Andrew Biggs doesn't like means testing. For example, Biggs analyzes a Heritage Foundation plan to reform entitlements and balance the budget, which includes a flat tax (hurrah) and means testing (hiss) in terms of implicit tax rates on elderly workers. Their flat tax rate would be 25 percent, but because of means testing, "total marginal tax rates in retirement could reach 72%."
... there is reason to believe that people are more responsive to marginal tax rates during or near retirement — when the option not to work is clearly available — than during their prime working years, when the need to support a family and save for retirement means that most people will work as much as they can. In a 2008 study of workers over the age of 70, Lucie Schmidt of Williams College and Purvi Sevak of Hunter College found that "a reduction in the marginal tax rate that would increase the payoff to working by 10% would increase labor force participation by 7.5% among men and 11.4% among women." These are far greater responses to tax incentives than have been found among younger workers.
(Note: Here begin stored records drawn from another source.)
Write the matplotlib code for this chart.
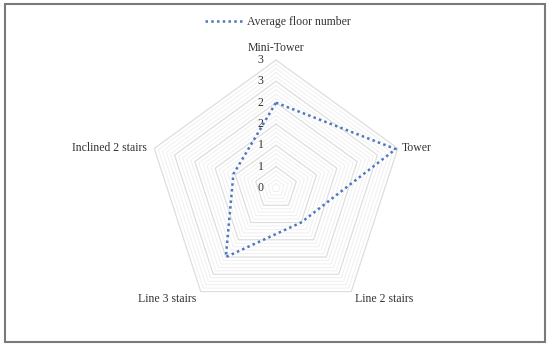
import numpy as np
import matplotlib
matplotlib.use("Agg")
import matplotlib.pyplot as plt
from matplotlib.patches import Rectangle

categories = ["Mini-Tower", "Tower", "Line 2 stairs", "Line 3 stairs", "Inclined 2 stairs"]
avg_floor = [2.0, 2.95, 1.0, 2.0, 1.05]
series_name = "Average floor number"
major_ticks = [0, 0.5, 1, 1.5, 2, 2.5, 3]
tick_labels = ["0", "1", "1", "2", "2", "3", "3"]
minor_ticks = np.round(np.arange(0, 3.01, 0.1), 2)

plt.rcParams["font.family"] = ["Liberation Serif", "DejaVu Serif"]
TEXT = "#333333"
BLUE = "#4f77bd"

W, H = 550, 347
fig = plt.figure(figsize=(W / 100, H / 100), dpi=100)

# polar axes placed so r=3 -> 128 px around centre (276, 188 from top)
cx, cy, R = 276, 347 - 188, 128
ax = fig.add_axes([(cx - R) / W, (cy - R) / H, 2 * R / W, 2 * R / H], polar=True)
ax.set_theta_zero_location("N")
ax.set_theta_direction(-1)
ax.set_ylim(0, 3)
ax.grid(False)
ax.spines["polar"].set_visible(False)
ax.set_xticks([])
ax.set_yticks([])
ax.patch.set_alpha(0)

n = len(categories)
angles = np.linspace(0, 2 * np.pi, n, endpoint=False)
ang_closed = np.append(angles, angles[0])

# pentagon gridlines (minor then major)
for lvl in minor_ticks:
    ax.plot(ang_closed, [lvl] * (n + 1), color="#f0f0f0", lw=0.7, zorder=1, clip_on=False)
for lvl in major_ticks:
    ax.plot(ang_closed, [lvl] * (n + 1), color="#dedede", lw=0.8, zorder=2, clip_on=False)

# data
vals = np.append(avg_floor, avg_floor[0])
line, = ax.plot(ang_closed, vals, color=BLUE, lw=1.8, linestyle=(0, (1, 1.3)),
                zorder=5, clip_on=False, label=series_name)

# radial tick labels along the top axis
for v, lab in zip(major_ticks, tick_labels):
    ax.annotate(lab, xy=(0, v), xytext=(-11, 0), textcoords="offset points",
                ha="center", va="center", fontsize=8.5, color=TEXT)

# category labels
offsets = [(0, 4, "center", "bottom"), (3, 0, "left", "center"),
           (3, -1, "left", "top"), (-3, -1, "right", "top"),
           (-5, 0, "right", "center")]
for a, cat, (dx, dy, ha, va) in zip(angles, categories, offsets):
    ax.annotate(cat, xy=(a, 3), xytext=(dx, dy), textcoords="offset points",
                ha=ha, va=va, fontsize=8.5, color=TEXT)

fig.legend(handles=[line], loc="center", bbox_to_anchor=(0.505, 1 - 22 / H),
           frameon=False, fontsize=8.5, handlelength=3.2, handletextpad=0.4,
           labelcolor=TEXT)

# outer frame
fig.patches.append(Rectangle((5 / W, 5 / H), 540 / W, 338 / H, transform=fig.transFigure,
                             fill=False, edgecolor="#7a7a7a", lw=1.5))

fig.savefig("out.png", dpi=100)
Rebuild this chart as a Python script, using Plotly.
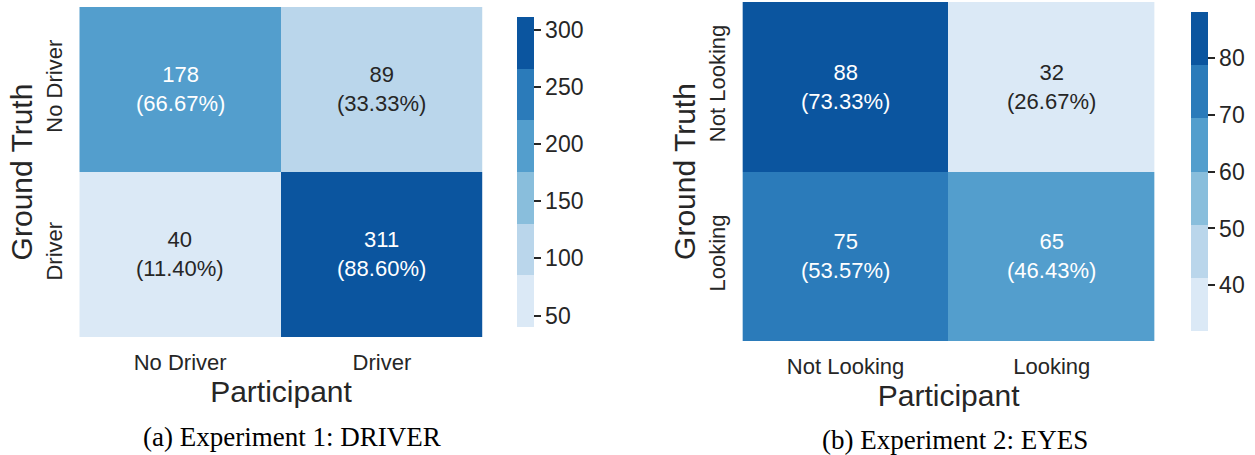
import plotly.graph_objects as go

W, H = 1255, 455

# Data
cats1 = ["No Driver", "Driver"]
counts1 = [[178, 89], [40, 311]]
pct1 = [["66.67%", "33.33%"], ["11.40%", "88.60%"]]

cats2 = ["Not Looking", "Looking"]
counts2 = [[88, 32], [75, 65]]
pct2 = [["73.33%", "26.67%"], ["53.57%", "46.43%"]]

cb1_ticks = [50, 100, 150, 200, 250, 300]
cb2_ticks = [40, 50, 60, 70, 80]

captions = ["(a) Experiment 1: DRIVER", "(b) Experiment 2: EYES"]

blues6 = ["#dbe9f6", "#bad6eb", "#89bedc", "#539ecd", "#2b7bba", "#0b559f"]


def discrete_scale(cols):
    n = len(cols)
    cs = []
    for i, c in enumerate(cols):
        cs.append([i / n, c])
        cs.append([(i + 1) / n, c])
    return cs


def px_x(v):
    return v / W


def px_y(v):
    return 1 - v / H


DARK = "#262626"
SANS = "Liberation Sans, Arial, sans-serif"
SERIF = "Liberation Serif, Times New Roman, serif"

fig = go.Figure()

panels = [
    dict(cats=cats1, counts=counts1, pct=pct1, ticks=cb1_ticks, xa="x", ya="y",
         hx=(80, 487), hy=(7, 337), cbx=511, cby=(7, 337), capx=295, capy=437),
    dict(cats=cats2, counts=counts2, pct=pct2, ticks=cb2_ticks, xa="x2", ya="y2",
         hx=(749, 1165), hy=(2, 341), cbx=1191, cby=(2, 341), capx=963, capy=440),
]

annotations = []
for k, p in enumerate(panels):
    flat = [v for row in p["counts"] for v in row]
    zmin, zmax = min(flat), max(flat)
    fig.add_trace(go.Heatmap(
        z=p["counts"], x=p["cats"], y=p["cats"], xaxis=p["xa"], yaxis=p["ya"],
        zmin=zmin, zmax=zmax, colorscale=discrete_scale(blues6),
        hoverinfo="skip",
        colorbar=dict(
            x=px_x(p["cbx"]), xanchor="left", xref="paper",
            y=px_y((p["cby"][0] + p["cby"][1]) / 2), yanchor="middle",
            lenmode="pixels", len=p["cby"][1] - p["cby"][0],
            thicknessmode="pixels", thickness=17,
            outlinewidth=0, tickvals=p["ticks"], ticks="outside",
            ticklen=7, tickwidth=2, tickcolor=DARK,
            tickfont=dict(family=SANS, size=23, color=DARK),
        ),
    ))
    for i, rowcat in enumerate(p["cats"]):
        for j, colcat in enumerate(p["cats"]):
            v = p["counts"][i][j]
            frac = (v - zmin) / (zmax - zmin)
            col = "white" if frac > 0.45 else DARK
            annotations.append(dict(
                x=colcat, y=rowcat, xref=p["xa"], yref=p["ya"],
                text=f"{v}<br>({p['pct'][i][j]})", showarrow=False,
                font=dict(family=SANS, size=22, color=col),
            ))

    # caption
    annotations.append(dict(
        x=px_x(p["capx"]), y=px_y(p["capy"]), xref="paper", yref="paper", showarrow=False,
        text=captions[k], font=dict(family=SERIF, size=27, color="black"),
        xanchor="center", yanchor="middle",
    ))

layout_axes = {}
for k, p in enumerate(panels):
    sx = "" if k == 0 else str(k + 1)
    layout_axes[f"xaxis{sx}"] = dict(
        domain=[px_x(p["hx"][0]), px_x(p["hx"][1])], anchor=p["ya"],
        showgrid=False, zeroline=False, showline=False, ticks="",
        ticklabelstandoff=10,
        tickfont=dict(family=SANS, size=22, color=DARK),
        title=dict(text="Participant", font=dict(family=SANS, size=30, color=DARK), standoff=0),
        fixedrange=True,
    )
    layout_axes[f"yaxis{sx}"] = dict(
        domain=[px_y(p["hy"][1]), px_y(p["hy"][0])], anchor=p["xa"],
        autorange="reversed", showgrid=False, zeroline=False, showline=False, ticks="",
        tickangle=-90, ticklabelstandoff=12,
        tickfont=dict(family=SANS, size=22, color=DARK),
        title=dict(text="Ground Truth", font=dict(family=SANS, size=30, color=DARK), standoff=0),
        fixedrange=True,
    )

fig.update_layout(
    width=W, height=H, margin=dict(l=0, r=0, t=0, b=0),
    paper_bgcolor="white", plot_bgcolor="white",
    annotations=annotations, **layout_axes,
)

fig.write_html("out.html")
For the population as a whole, the Congressional Budget Office assumes a response about one-third this size. The effect on marginal tax rates of the means test proposed in the Heritage budget would be almost four times larger than the increase studied by Schmidt and Sevak — and in the wrong direction — and so would be likely to yield a powerful undesirable response. Similarly, a study by Eric French of the Federal Reserve and John Jones of the State University of New York found that labor-force "participation decisions are most sensitive to financial incentives when workers are old." Means tests would thus impose powerful negative incentives precisely when people are most responsive to them.
He makes a compelling case, Professor Caplan.